Report each line of the data that has "chart" somewhere in it.

● **SUPPLIED DATA**:
►
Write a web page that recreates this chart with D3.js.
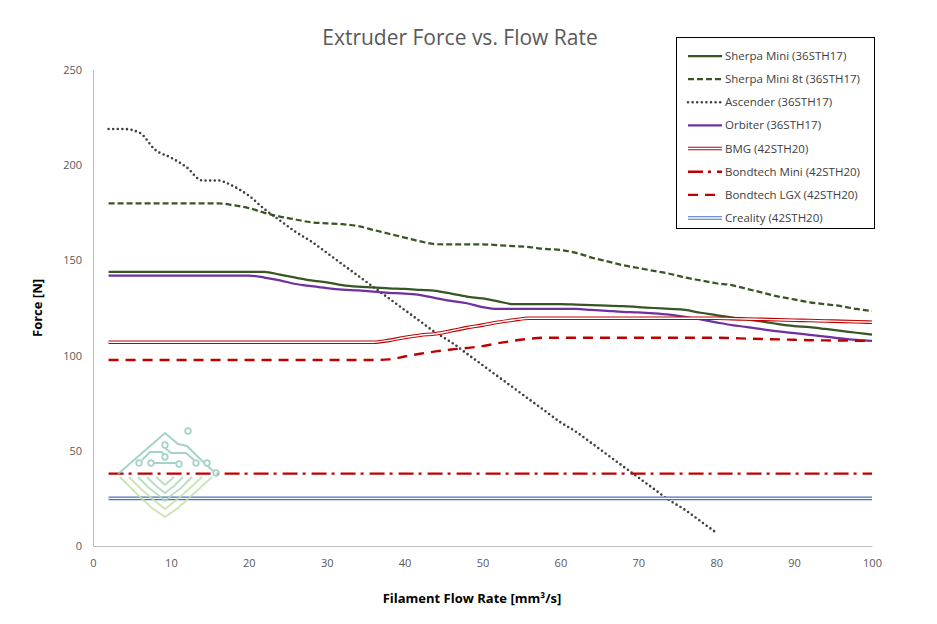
<!DOCTYPE html>
<html>
<head>
<meta charset="utf-8">
<script src="https://cdn.jsdelivr.net/npm/d3@7"></script>
<style>
  body { margin: 0; background: #fff; }
  text { font-family: "Open Sans", "Noto Sans", sans-serif; }
</style>
</head>
<body>
<script>
// data
let flowRate = [2, 4, 6, 8, 10, 12, 14, 16, 18, 20, 22, 24, 26, 28, 30, 32, 34, 36, 38, 40,
    42, 44, 46, 48, 50, 52, 54, 56, 58, 60, 62, 64, 66, 68, 70, 72, 74, 76, 78, 80,
    82, 84, 86, 88, 90, 92, 94, 96, 98, 100]

let sherpaMini = [144, 144, 144, 144, 144, 144, 144, 144, 144, 144, 144, 142.5, 141, 139.5, 138.5, 137, 136.2, 135.8, 135.3, 135,
    134.5, 134, 132.5, 131, 130, 128.5, 127, 127, 127, 127, 126.8, 126.5, 126.3, 126, 125.5, 125, 124.5, 124, 122.5, 121.3,
    120, 119, 117.8, 116.5, 115.5, 115, 114, 113, 112, 111]

let sherpaMini8t = [180, 180, 180, 180, 180, 180, 180, 180, 179, 177.5, 175, 173, 171.5, 170, 169.5, 169, 168, 166, 164, 162,
    160, 158.5, 158.4, 158.4, 158.4, 158, 157.5, 157, 156, 155.5, 154, 151.5, 149.5, 147.5, 146, 144.5, 143, 141, 139.5, 138,
    137, 135, 133, 131, 129.5, 128, 127, 126, 124.5, 123.5]

let ascender = [219, 219, 217, 208, 204, 199, 192, 192, 189, 184, 177, 171, 165, 160, 154, 148, 142, 136, 130, 124,
    118, 112, 107, 101, 95, 89, 83, 77, 71, 65, 60, 54, 48, 42, 36, 30, 24, 19, 13, 7,
    null, null, null, null, null, null, null, null, null, null]

let orbiter = [142, 142, 142, 142, 142, 142, 142, 142, 142, 142, 141, 139.5, 137.6, 136.5, 135.5, 134.7, 134.2, 133.6, 133, 132.5,
    131.8, 130.2, 128.7, 127.5, 125.5, 124.5, 124.5, 124.5, 124.5, 124.5, 124.5, 124, 123.5, 123, 122.7, 122.2, 121.5, 120.4, 119, 117.5,
    116, 115, 113.8, 112.7, 111.8, 110.9, 110, 109, 108.2, 107.7]

let bmg = [107, 107, 107, 107, 107, 107, 107, 107, 107, 107, 107, 107, 107, 107, 107, 107, 107, 107, 108, 109.5,
    110.7, 111.5, 113, 114.7, 116, 117.5, 118.7, 119.6, 119.6, 119.6, 119.6, 119.6, 119.6, 119.6, 119.6, 119.6, 119.6, 119.6, 119.6, 119.6,
    119.4, 119.2, 119, 118.8, 118.6, 118.4, 118.2, 118, 117.8, 117.5]

let bondtechMini = [38, 38, 38, 38, 38, 38, 38, 38, 38, 38, 38, 38, 38, 38, 38, 38, 38, 38, 38, 38,
    38, 38, 38, 38, 38, 38, 38, 38, 38, 38, 38, 38, 38, 38, 38, 38, 38, 38, 38, 38,
    38, 38, 38, 38, 38, 38, 38, 38, 38, 38]

let bondtechLGX = [97.7, 97.7, 97.7, 97.7, 97.7, 97.7, 97.7, 97.7, 97.7, 97.7, 97.7, 97.7, 97.7, 97.7, 97.7, 97.7, 97.7, 97.7, 98, 99.5,
    101, 102.2, 103.2, 104, 105, 106.5, 107.8, 108.8, 109.4, 109.4, 109.4, 109.4, 109.4, 109.4, 109.4, 109.4, 109.4, 109.4, 109.4, 109.4,
    109.2, 108.9, 108.7, 108.5, 108.3, 108.1, 108, 107.9, 107.8, 107.7]

let creality = [25, 25, 25, 25, 25, 25, 25, 25, 25, 25, 25, 25, 25, 25, 25, 25, 25, 25, 25, 25,
    25, 25, 25, 25, 25, 25, 25, 25, 25, 25, 25, 25, 25, 25, 25, 25, 25, 25, 25, 25,
    25, 25, 25, 25, 25, 25, 25, 25, 25, 25]

let seriesNames = ["Sherpa Mini (36STH17)", "Sherpa Mini 8t (36STH17)", "Ascender (36STH17)", "Orbiter (36STH17)",
    "BMG (42STH20)", "Bondtech Mini (42STH20)", "Bondtech LGX (42STH20)", "Creality (42STH20)"]
let seriesValues = [sherpaMini, sherpaMini8t, ascender, orbiter, bmg, bondtechMini, bondtechLGX, creality]

let xTicks = [0, 10, 20, 30, 40, 50, 60, 70, 80, 90, 100]
let yTicks = [0, 50, 100, 150, 200, 250]

// line styles per series
let styles = [
    { color: "#375623", width: 2.25, dash: null },
    { color: "#375623", width: 2.25, dash: "6,3" },
    { color: "#404040", width: 2.6, dash: "0,4.6", cap: "round" },
    { color: "#7030a0", width: 2.25, dash: null },
    { color: "#c00000", width: 3.6, dash: null, double: true },
    { color: "#c00000", width: 2.4, dash: "15,5,3,6" },
    { color: "#c00000", width: 2.4, dash: "10,7" },
    { color: "#4472c4", width: 3.6, dash: null, double: true }
]

// setup canvas
let width = 937
let height = 624
let plotLeft = 93, plotRight = 872, plotTop = 70, plotBottom = 546

let svg = d3.select("body").append("svg")
    .attr("width", width)
    .attr("height", height)

let x = d3.scaleLinear().domain([0, 100]).range([plotLeft, plotRight])
let y = d3.scaleLinear().domain([0, 250]).range([plotBottom, plotTop])

// title
svg.append("text")
    .attr("x", 460)
    .attr("y", 45)
    .attr("text-anchor", "middle")
    .attr("fill", "#595959")
    .attr("font-size", 21)
    .text("Extruder Force vs. Flow Rate")

// axes
let xAxis = svg.append("g")
    .attr("transform", `translate(0,${plotBottom})`)
    .call(d3.axisBottom(x).tickValues(xTicks).tickSize(0).tickPadding(13))
let yAxis = svg.append("g")
    .attr("transform", `translate(${plotLeft},0)`)
    .call(d3.axisLeft(y).tickValues(yTicks).tickSize(0).tickPadding(11))

for (let a of [xAxis, yAxis]) {
    a.select(".domain").attr("stroke", "#bfbfbf").attr("stroke-width", 1)
    a.selectAll("text")
        .attr("fill", "#595959")
        .attr("font-size", 11)
        .style("font-family", "'Open Sans', sans-serif")
}

// axis titles
svg.append("text")
    .attr("x", 472)
    .attr("y", 603)
    .attr("text-anchor", "middle")
    .attr("font-weight", "bold")
    .attr("font-size", 13)
    .attr("fill", "#000")
    .text("Filament Flow Rate [mm³/s]")

svg.append("text")
    .attr("transform", "translate(42,308) rotate(-90)")
    .attr("text-anchor", "middle")
    .attr("font-weight", "bold")
    .attr("font-size", 13)
    .attr("fill", "#000")
    .text("Force [N]")

// lines
let line = d3.line()
    .defined(d => d.v != null)
    .x(d => x(d.f))
    .y(d => y(d.v))
    .curve(d3.curveMonotoneX)

let lines = svg.append("g").attr("class", "lines")

seriesValues.forEach((vals, i) => {
    let pts = flowRate.map((f, j) => ({ f: f, v: vals[j] }))
    let s = styles[i]
    lines.append("path")
        .datum(pts)
        .attr("d", line)
        .attr("fill", "none")
        .attr("stroke", s.color)
        .attr("stroke-width", s.width)
        .attr("stroke-dasharray", s.dash)
        .attr("stroke-linecap", s.cap || "butt")
        .attr("stroke-linejoin", "round")
    if (s.double) {
        lines.append("path")
            .datum(pts)
            .attr("d", line)
            .attr("fill", "none")
            .attr("stroke", "#fff")
            .attr("stroke-width", 1.4)
    }
})

// watermark logo
let logo = svg.append("g").attr("opacity", 0.8)
let teal = "#8fc8bf", green = "#bfe2a9"
logo.append("path")
    .attr("d", "M118,474 L165,433 L178,444 L187,446 L196,455 L213,471")
    .attr("fill", "none").attr("stroke", teal).attr("stroke-width", 2)
logo.append("path")
    .attr("d", "M165,448 L171,453 L186,453 L194,460 M154,463 L176,463 M142,460 L150,452 L162,452 L165,457")
    .attr("fill", "none").attr("stroke", teal).attr("stroke-width", 2)
let dots = [[188, 431], [165, 445], [165, 457], [139, 463], [151, 463], [179, 464], [196, 463], [207, 463], [216, 473]]
logo.selectAll("circle.logo")
    .data(dots)
    .enter()
    .append("circle")
    .attr("cx", d => d[0])
    .attr("cy", d => d[1])
    .attr("r", 2.8)
    .attr("fill", "#fff")
    .attr("stroke", teal)
    .attr("stroke-width", 1.8)
let chevrons = [
    "M120,477 L131,488 L140,497 L152,508 L165,517 L178,508 L190,497 L200,488 L212,477",
    "M129,477 L140,488 L150,497 L165,509 L180,497 L190,488 L202,477",
    "M138,477 L149,488 L157,494 L165,501 L173,494 L181,488 L192,477",
    "M147,477 L156,486 L165,493 L174,486 L183,477",
    "M156,477 L165,485 L174,477"
]
logo.selectAll("path.chev")
    .data(chevrons)
    .enter()
    .append("path")
    .attr("d", d => d)
    .attr("fill", "none")
    .attr("stroke", (d, i) => i < 2 ? green : "#a9d9b5")
    .attr("stroke-width", 2)

// legend
let legend = svg.append("g")
legend.append("rect")
    .attr("x", 676.5).attr("y", 37.5)
    .attr("width", 198).attr("height", 191)
    .attr("fill", "#fff")
    .attr("stroke", "#000")
    .attr("stroke-width", 1)

let rowY = d3.scaleLinear().domain([0, 7]).range([56, 218])

seriesNames.forEach((name, i) => {
    let s = styles[i]
    let yy = rowY(i)
    legend.append("line")
        .attr("x1", 688).attr("x2", 722)
        .attr("y1", yy).attr("y2", yy)
        .attr("stroke", s.color)
        .attr("stroke-width", s.width)
        .attr("stroke-dasharray", s.dash)
        .attr("stroke-linecap", s.cap || "butt")
    if (s.double) {
        legend.append("line")
            .attr("x1", 688).attr("x2", 722)
            .attr("y1", yy).attr("y2", yy)
            .attr("stroke", "#fff")
            .attr("stroke-width", 1.4)
    }
    legend.append("text")
        .attr("x", 725)
        .attr("y", yy + 4)
        .attr("font-size", 11.5)
        .attr("fill", "#404040")
        .text(name)
})
</script>
</body>
</html>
◄
● **SOLVED PROBLEM**:
Write a web page that recreates this chart with D3.js.

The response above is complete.